YOUR GOAL
Word for word, give the material below again, minus any images.
* Begin *
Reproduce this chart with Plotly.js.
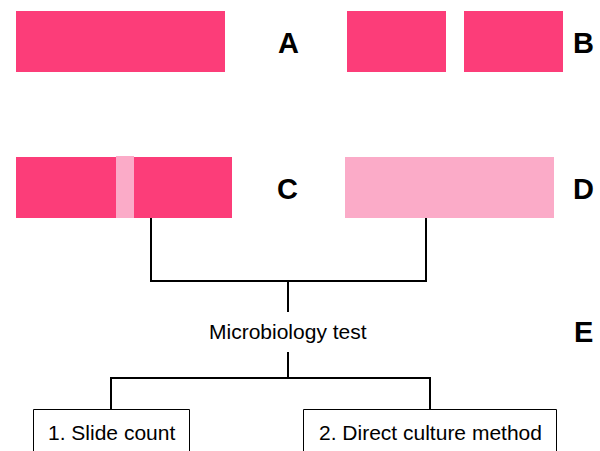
<!DOCTYPE html>
<html><head><meta charset="utf-8">
<script src="https://cdn.plot.ly/plotly-3.0.1.min.js"></script>
<style>html,body{margin:0;padding:0;background:#fff}</style>
</head><body>
<div id="chart" style="width:600px;height:451px"></div>
<script>
// Bar segments (pixel-space diagram coordinates)
const segX0 = [16, 347, 464, 16, 134, 345, 116];
const segX1 = [225, 446, 563, 116, 232, 554, 134];
const segY0 = [11, 11, 11, 157, 157, 157, 156];
const segY1 = [72, 72, 72, 218, 218, 218, 218];
const segTone = ['dark','dark','dark','dark','dark','light','light'];
// Row labels
const labelText = ['A','B','C','D','E'];
const labelX = [288, 583, 287, 583, 583];
const labelY = [43, 43, 189, 189, 332];
// Connector lines (polylines)
const connectors = [
  {x:[151,151,426,426], y:[218,281,281,218]},
  {x:[288,288], y:[281,312]},
  {x:[288,288], y:[352,378]},
  {x:[111,111,430,430], y:[409,378,378,409]}
];
// Text boxes
const boxText = ['1. Slide count','2. Direct culture method'];
const boxX0 = [33.5, 303.5];
const boxX1 = [189.5, 556.5];
const boxY0 = [409.5, 409.5];
const centerText = 'Microbiology test';

const colors = {dark:'#FC3D79', light:'#FBABC8'};
const shapes = [];
for (let i=0;i<segX0.length;i++){
  shapes.push({type:'rect', xref:'x', yref:'y', x0:segX0[i], x1:segX1[i], y0:segY0[i], y1:segY1[i],
    fillcolor:colors[segTone[i]], line:{width:0}, layer:'above'});
}
for (const c of connectors){
  let p = 'M' + c.x.map((v,k)=>v+','+c.y[k]).join(' L');
  shapes.push({type:'path', xref:'x', yref:'y', path:p, line:{color:'#000', width:2}});
}
for (let i=0;i<boxText.length;i++){
  shapes.push({type:'rect', xref:'x', yref:'y', x0:boxX0[i], x1:boxX1[i], y0:boxY0[i], y1:470,
    fillcolor:'rgba(0,0,0,0)', line:{color:'#000', width:1}});
}
const annotations = [];
for (let i=0;i<labelText.length;i++){
  annotations.push({x:labelX[i], y:labelY[i], xref:'x', yref:'y', text:'<b>'+labelText[i]+'</b>', showarrow:false,
    font:{family:'Liberation Sans', size:29, color:'#000'}, xanchor:'center', yanchor:'middle'});
}
annotations.push({x:288, y:331, xref:'x', yref:'y', text:centerText, showarrow:false,
  font:{family:'Liberation Sans', size:21, color:'#000'}, xanchor:'center', yanchor:'middle'});
for (let i=0;i<boxText.length;i++){
  annotations.push({x:(boxX0[i]+boxX1[i])/2, y:432, xref:'x', yref:'y', text:boxText[i], showarrow:false,
    font:{family:'Liberation Sans', size:21, color:'#000'}, xanchor:'center', yanchor:'middle'});
}
const layout = {
  width:600, height:451, margin:{l:0,r:0,t:0,b:0},
  paper_bgcolor:'#fff', plot_bgcolor:'#fff', showlegend:false,
  xaxis:{range:[0,600], visible:false, fixedrange:true},
  yaxis:{range:[451,0], visible:false, fixedrange:true},
  shapes, annotations
};
Plotly.newPlot('chart', [{x:[], y:[], type:'scatter', mode:'markers', hoverinfo:'skip'}], layout, {displayModeBar:false, staticPlot:true});
</script>
</body></html>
* End *
OUTPUT
Reproduce this chart with Plotly.js.
<!DOCTYPE html>
<html><head><meta charset="utf-8">
<script src="https://cdn.plot.ly/plotly-3.0.1.min.js"></script>
<style>html,body{margin:0;padding:0;background:#fff}</style>
</head><body>
<div id="chart" style="width:600px;height:451px"></div>
<script>
// Bar segments (pixel-space diagram coordinates)
const segX0 = [16, 347, 464, 16, 134, 345, 116];
const segX1 = [225, 446, 563, 116, 232, 554, 134];
const segY0 = [11, 11, 11, 157, 157, 157, 156];
const segY1 = [72, 72, 72, 218, 218, 218, 218];
const segTone = ['dark','dark','dark','dark','dark','light','light'];
// Row labels
const labelText = ['A','B','C','D','E'];
const labelX = [288, 583, 287, 583, 583];
const labelY = [43, 43, 189, 189, 332];
// Connector lines (polylines)
const connectors = [
  {x:[151,151,426,426], y:[218,281,281,218]},
  {x:[288,288], y:[281,312]},
  {x:[288,288], y:[352,378]},
  {x:[111,111,430,430], y:[409,378,378,409]}
];
// Text boxes
const boxText = ['1. Slide count','2. Direct culture method'];
const boxX0 = [33.5, 303.5];
const boxX1 = [189.5, 556.5];
const boxY0 = [409.5, 409.5];
const centerText = 'Microbiology test';

const colors = {dark:'#FC3D79', light:'#FBABC8'};
const shapes = [];
for (let i=0;i<segX0.length;i++){
  shapes.push({type:'rect', xref:'x', yref:'y', x0:segX0[i], x1:segX1[i], y0:segY0[i], y1:segY1[i],
    fillcolor:colors[segTone[i]], line:{width:0}, layer:'above'});
}
for (const c of connectors){
  let p = 'M' + c.x.map((v,k)=>v+','+c.y[k]).join(' L');
  shapes.push({type:'path', xref:'x', yref:'y', path:p, line:{color:'#000', width:2}});
}
for (let i=0;i<boxText.length;i++){
  shapes.push({type:'rect', xref:'x', yref:'y', x0:boxX0[i], x1:boxX1[i], y0:boxY0[i], y1:470,
    fillcolor:'rgba(0,0,0,0)', line:{color:'#000', width:1}});
}
const annotations = [];
for (let i=0;i<labelText.length;i++){
  annotations.push({x:labelX[i], y:labelY[i], xref:'x', yref:'y', text:'<b>'+labelText[i]+'</b>', showarrow:false,
    font:{family:'Liberation Sans', size:29, color:'#000'}, xanchor:'center', yanchor:'middle'});
}
annotations.push({x:288, y:331, xref:'x', yref:'y', text:centerText, showarrow:false,
  font:{family:'Liberation Sans', size:21, color:'#000'}, xanchor:'center', yanchor:'middle'});
for (let i=0;i<boxText.length;i++){
  annotations.push({x:(boxX0[i]+boxX1[i])/2, y:432, xref:'x', yref:'y', text:boxText[i], showarrow:false,
    font:{family:'Liberation Sans', size:21, color:'#000'}, xanchor:'center', yanchor:'middle'});
}
const layout = {
  width:600, height:451, margin:{l:0,r:0,t:0,b:0},
  paper_bgcolor:'#fff', plot_bgcolor:'#fff', showlegend:false,
  xaxis:{range:[0,600], visible:false, fixedrange:true},
  yaxis:{range:[451,0], visible:false, fixedrange:true},
  shapes, annotations
};
Plotly.newPlot('chart', [{x:[], y:[], type:'scatter', mode:'markers', hoverinfo:'skip'}], layout, {displayModeBar:false, staticPlot:true});
</script>
</body></html>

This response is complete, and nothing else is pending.